-- start MATERIAL --

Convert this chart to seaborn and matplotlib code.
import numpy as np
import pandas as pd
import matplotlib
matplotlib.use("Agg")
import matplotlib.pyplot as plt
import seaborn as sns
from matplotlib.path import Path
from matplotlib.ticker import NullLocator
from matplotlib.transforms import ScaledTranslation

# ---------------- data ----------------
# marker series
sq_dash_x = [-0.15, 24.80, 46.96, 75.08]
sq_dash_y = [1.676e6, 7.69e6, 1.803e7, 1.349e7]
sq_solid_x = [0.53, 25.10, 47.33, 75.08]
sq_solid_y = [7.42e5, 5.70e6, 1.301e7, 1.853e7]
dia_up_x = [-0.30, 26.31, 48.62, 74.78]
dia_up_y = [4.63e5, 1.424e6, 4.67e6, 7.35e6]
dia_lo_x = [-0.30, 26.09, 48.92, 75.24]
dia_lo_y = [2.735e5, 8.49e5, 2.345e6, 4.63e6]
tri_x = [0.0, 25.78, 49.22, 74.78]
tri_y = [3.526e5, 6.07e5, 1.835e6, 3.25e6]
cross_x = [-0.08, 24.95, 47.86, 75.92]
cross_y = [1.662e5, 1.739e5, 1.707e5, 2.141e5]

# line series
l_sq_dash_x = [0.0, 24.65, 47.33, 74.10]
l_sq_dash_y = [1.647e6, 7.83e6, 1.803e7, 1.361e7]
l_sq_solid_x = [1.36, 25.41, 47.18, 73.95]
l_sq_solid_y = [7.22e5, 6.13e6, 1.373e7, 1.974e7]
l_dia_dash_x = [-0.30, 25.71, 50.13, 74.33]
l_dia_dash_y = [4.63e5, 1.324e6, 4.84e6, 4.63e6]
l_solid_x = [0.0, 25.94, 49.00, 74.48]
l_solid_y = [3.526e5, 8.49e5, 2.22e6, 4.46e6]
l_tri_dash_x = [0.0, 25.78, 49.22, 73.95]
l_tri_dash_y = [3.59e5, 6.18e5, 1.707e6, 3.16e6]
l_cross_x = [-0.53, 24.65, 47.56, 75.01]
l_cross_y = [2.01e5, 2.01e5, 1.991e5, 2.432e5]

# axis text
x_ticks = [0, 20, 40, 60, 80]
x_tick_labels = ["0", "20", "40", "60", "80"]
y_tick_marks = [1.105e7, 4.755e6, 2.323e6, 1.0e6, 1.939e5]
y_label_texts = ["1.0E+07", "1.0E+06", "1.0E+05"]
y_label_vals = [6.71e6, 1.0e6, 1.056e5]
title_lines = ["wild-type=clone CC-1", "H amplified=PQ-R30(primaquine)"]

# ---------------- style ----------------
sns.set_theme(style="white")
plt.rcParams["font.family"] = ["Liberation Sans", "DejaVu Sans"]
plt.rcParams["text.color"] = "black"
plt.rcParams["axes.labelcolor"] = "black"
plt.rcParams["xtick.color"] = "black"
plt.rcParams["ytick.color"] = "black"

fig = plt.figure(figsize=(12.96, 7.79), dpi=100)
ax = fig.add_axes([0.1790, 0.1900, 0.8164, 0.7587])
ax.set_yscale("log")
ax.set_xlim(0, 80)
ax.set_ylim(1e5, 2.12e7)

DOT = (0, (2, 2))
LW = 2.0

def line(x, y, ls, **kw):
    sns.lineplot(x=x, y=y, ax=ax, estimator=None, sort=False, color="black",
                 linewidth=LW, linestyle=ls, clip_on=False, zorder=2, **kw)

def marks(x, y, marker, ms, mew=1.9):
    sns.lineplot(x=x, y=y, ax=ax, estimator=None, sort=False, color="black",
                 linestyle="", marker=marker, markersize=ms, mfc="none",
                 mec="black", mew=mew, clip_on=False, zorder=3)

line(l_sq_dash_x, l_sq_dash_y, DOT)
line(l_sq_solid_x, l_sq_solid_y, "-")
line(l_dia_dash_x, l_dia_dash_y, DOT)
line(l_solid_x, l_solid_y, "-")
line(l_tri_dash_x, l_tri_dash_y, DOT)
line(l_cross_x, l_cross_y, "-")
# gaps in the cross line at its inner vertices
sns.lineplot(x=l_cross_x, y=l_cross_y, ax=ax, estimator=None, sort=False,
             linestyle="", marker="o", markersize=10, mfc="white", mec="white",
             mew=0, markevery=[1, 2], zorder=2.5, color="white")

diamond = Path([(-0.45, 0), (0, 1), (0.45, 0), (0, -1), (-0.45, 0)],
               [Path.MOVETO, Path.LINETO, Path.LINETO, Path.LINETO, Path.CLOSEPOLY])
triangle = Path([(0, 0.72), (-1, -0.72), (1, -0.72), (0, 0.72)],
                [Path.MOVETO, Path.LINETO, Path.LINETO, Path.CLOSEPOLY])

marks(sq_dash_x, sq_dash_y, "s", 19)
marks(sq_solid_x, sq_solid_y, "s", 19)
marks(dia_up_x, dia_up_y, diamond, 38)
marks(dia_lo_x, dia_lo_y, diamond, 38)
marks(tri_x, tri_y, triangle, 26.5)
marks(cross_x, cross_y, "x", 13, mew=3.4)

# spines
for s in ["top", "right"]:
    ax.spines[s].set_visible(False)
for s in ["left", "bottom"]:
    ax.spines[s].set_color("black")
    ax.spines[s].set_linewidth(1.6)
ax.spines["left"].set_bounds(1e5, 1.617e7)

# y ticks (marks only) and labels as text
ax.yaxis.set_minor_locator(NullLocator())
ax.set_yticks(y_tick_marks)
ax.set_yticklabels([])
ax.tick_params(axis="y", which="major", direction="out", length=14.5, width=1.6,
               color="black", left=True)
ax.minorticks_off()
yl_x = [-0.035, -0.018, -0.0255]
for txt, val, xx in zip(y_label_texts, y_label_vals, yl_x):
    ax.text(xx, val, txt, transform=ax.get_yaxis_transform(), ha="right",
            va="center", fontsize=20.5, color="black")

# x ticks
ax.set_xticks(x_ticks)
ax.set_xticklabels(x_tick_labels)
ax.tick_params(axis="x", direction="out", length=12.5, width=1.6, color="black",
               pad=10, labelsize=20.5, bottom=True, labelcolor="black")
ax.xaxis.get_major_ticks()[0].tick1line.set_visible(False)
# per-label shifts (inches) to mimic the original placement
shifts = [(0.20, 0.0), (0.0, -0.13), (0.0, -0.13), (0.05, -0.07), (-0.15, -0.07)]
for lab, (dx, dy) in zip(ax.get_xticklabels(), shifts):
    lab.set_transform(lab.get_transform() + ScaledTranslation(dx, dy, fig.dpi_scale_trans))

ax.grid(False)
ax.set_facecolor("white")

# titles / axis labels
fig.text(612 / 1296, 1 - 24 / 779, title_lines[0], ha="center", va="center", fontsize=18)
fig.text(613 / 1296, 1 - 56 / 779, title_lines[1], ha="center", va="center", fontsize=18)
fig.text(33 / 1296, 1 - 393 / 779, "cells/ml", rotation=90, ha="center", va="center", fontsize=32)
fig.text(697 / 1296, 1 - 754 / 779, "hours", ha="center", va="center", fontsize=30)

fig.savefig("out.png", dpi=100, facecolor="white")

-- end MATERIAL --

PROBLEM
Faithfully transcribe the whole of the data.

PROBLEM SOLUTION
Convert this chart to seaborn and matplotlib code.
import numpy as np
import pandas as pd
import matplotlib
matplotlib.use("Agg")
import matplotlib.pyplot as plt
import seaborn as sns
from matplotlib.path import Path
from matplotlib.ticker import NullLocator
from matplotlib.transforms import ScaledTranslation

# ---------------- data ----------------
# marker series
sq_dash_x = [-0.15, 24.80, 46.96, 75.08]
sq_dash_y = [1.676e6, 7.69e6, 1.803e7, 1.349e7]
sq_solid_x = [0.53, 25.10, 47.33, 75.08]
sq_solid_y = [7.42e5, 5.70e6, 1.301e7, 1.853e7]
dia_up_x = [-0.30, 26.31, 48.62, 74.78]
dia_up_y = [4.63e5, 1.424e6, 4.67e6, 7.35e6]
dia_lo_x = [-0.30, 26.09, 48.92, 75.24]
dia_lo_y = [2.735e5, 8.49e5, 2.345e6, 4.63e6]
tri_x = [0.0, 25.78, 49.22, 74.78]
tri_y = [3.526e5, 6.07e5, 1.835e6, 3.25e6]
cross_x = [-0.08, 24.95, 47.86, 75.92]
cross_y = [1.662e5, 1.739e5, 1.707e5, 2.141e5]

# line series
l_sq_dash_x = [0.0, 24.65, 47.33, 74.10]
l_sq_dash_y = [1.647e6, 7.83e6, 1.803e7, 1.361e7]
l_sq_solid_x = [1.36, 25.41, 47.18, 73.95]
l_sq_solid_y = [7.22e5, 6.13e6, 1.373e7, 1.974e7]
l_dia_dash_x = [-0.30, 25.71, 50.13, 74.33]
l_dia_dash_y = [4.63e5, 1.324e6, 4.84e6, 4.63e6]
l_solid_x = [0.0, 25.94, 49.00, 74.48]
l_solid_y = [3.526e5, 8.49e5, 2.22e6, 4.46e6]
l_tri_dash_x = [0.0, 25.78, 49.22, 73.95]
l_tri_dash_y = [3.59e5, 6.18e5, 1.707e6, 3.16e6]
l_cross_x = [-0.53, 24.65, 47.56, 75.01]
l_cross_y = [2.01e5, 2.01e5, 1.991e5, 2.432e5]

# axis text
x_ticks = [0, 20, 40, 60, 80]
x_tick_labels = ["0", "20", "40", "60", "80"]
y_tick_marks = [1.105e7, 4.755e6, 2.323e6, 1.0e6, 1.939e5]
y_label_texts = ["1.0E+07", "1.0E+06", "1.0E+05"]
y_label_vals = [6.71e6, 1.0e6, 1.056e5]
title_lines = ["wild-type=clone CC-1", "H amplified=PQ-R30(primaquine)"]

# ---------------- style ----------------
sns.set_theme(style="white")
plt.rcParams["font.family"] = ["Liberation Sans", "DejaVu Sans"]
plt.rcParams["text.color"] = "black"
plt.rcParams["axes.labelcolor"] = "black"
plt.rcParams["xtick.color"] = "black"
plt.rcParams["ytick.color"] = "black"

fig = plt.figure(figsize=(12.96, 7.79), dpi=100)
ax = fig.add_axes([0.1790, 0.1900, 0.8164, 0.7587])
ax.set_yscale("log")
ax.set_xlim(0, 80)
ax.set_ylim(1e5, 2.12e7)

DOT = (0, (2, 2))
LW = 2.0

def line(x, y, ls, **kw):
    sns.lineplot(x=x, y=y, ax=ax, estimator=None, sort=False, color="black",
                 linewidth=LW, linestyle=ls, clip_on=False, zorder=2, **kw)

def marks(x, y, marker, ms, mew=1.9):
    sns.lineplot(x=x, y=y, ax=ax, estimator=None, sort=False, color="black",
                 linestyle="", marker=marker, markersize=ms, mfc="none",
                 mec="black", mew=mew, clip_on=False, zorder=3)

line(l_sq_dash_x, l_sq_dash_y, DOT)
line(l_sq_solid_x, l_sq_solid_y, "-")
line(l_dia_dash_x, l_dia_dash_y, DOT)
line(l_solid_x, l_solid_y, "-")
line(l_tri_dash_x, l_tri_dash_y, DOT)
line(l_cross_x, l_cross_y, "-")
# gaps in the cross line at its inner vertices
sns.lineplot(x=l_cross_x, y=l_cross_y, ax=ax, estimator=None, sort=False,
             linestyle="", marker="o", markersize=10, mfc="white", mec="white",
             mew=0, markevery=[1, 2], zorder=2.5, color="white")

diamond = Path([(-0.45, 0), (0, 1), (0.45, 0), (0, -1), (-0.45, 0)],
               [Path.MOVETO, Path.LINETO, Path.LINETO, Path.LINETO, Path.CLOSEPOLY])
triangle = Path([(0, 0.72), (-1, -0.72), (1, -0.72), (0, 0.72)],
                [Path.MOVETO, Path.LINETO, Path.LINETO, Path.CLOSEPOLY])

marks(sq_dash_x, sq_dash_y, "s", 19)
marks(sq_solid_x, sq_solid_y, "s", 19)
marks(dia_up_x, dia_up_y, diamond, 38)
marks(dia_lo_x, dia_lo_y, diamond, 38)
marks(tri_x, tri_y, triangle, 26.5)
marks(cross_x, cross_y, "x", 13, mew=3.4)

# spines
for s in ["top", "right"]:
    ax.spines[s].set_visible(False)
for s in ["left", "bottom"]:
    ax.spines[s].set_color("black")
    ax.spines[s].set_linewidth(1.6)
ax.spines["left"].set_bounds(1e5, 1.617e7)

# y ticks (marks only) and labels as text
ax.yaxis.set_minor_locator(NullLocator())
ax.set_yticks(y_tick_marks)
ax.set_yticklabels([])
ax.tick_params(axis="y", which="major", direction="out", length=14.5, width=1.6,
               color="black", left=True)
ax.minorticks_off()
yl_x = [-0.035, -0.018, -0.0255]
for txt, val, xx in zip(y_label_texts, y_label_vals, yl_x):
    ax.text(xx, val, txt, transform=ax.get_yaxis_transform(), ha="right",
            va="center", fontsize=20.5, color="black")

# x ticks
ax.set_xticks(x_ticks)
ax.set_xticklabels(x_tick_labels)
ax.tick_params(axis="x", direction="out", length=12.5, width=1.6, color="black",
               pad=10, labelsize=20.5, bottom=True, labelcolor="black")
ax.xaxis.get_major_ticks()[0].tick1line.set_visible(False)
# per-label shifts (inches) to mimic the original placement
shifts = [(0.20, 0.0), (0.0, -0.13), (0.0, -0.13), (0.05, -0.07), (-0.15, -0.07)]
for lab, (dx, dy) in zip(ax.get_xticklabels(), shifts):
    lab.set_transform(lab.get_transform() + ScaledTranslation(dx, dy, fig.dpi_scale_trans))

ax.grid(False)
ax.set_facecolor("white")

# titles / axis labels
fig.text(612 / 1296, 1 - 24 / 779, title_lines[0], ha="center", va="center", fontsize=18)
fig.text(613 / 1296, 1 - 56 / 779, title_lines[1], ha="center", va="center", fontsize=18)
fig.text(33 / 1296, 1 - 393 / 779, "cells/ml", rotation=90, ha="center", va="center", fontsize=32)
fig.text(697 / 1296, 1 - 754 / 779, "hours", ha="center", va="center", fontsize=30)

fig.savefig("out.png", dpi=100, facecolor="white")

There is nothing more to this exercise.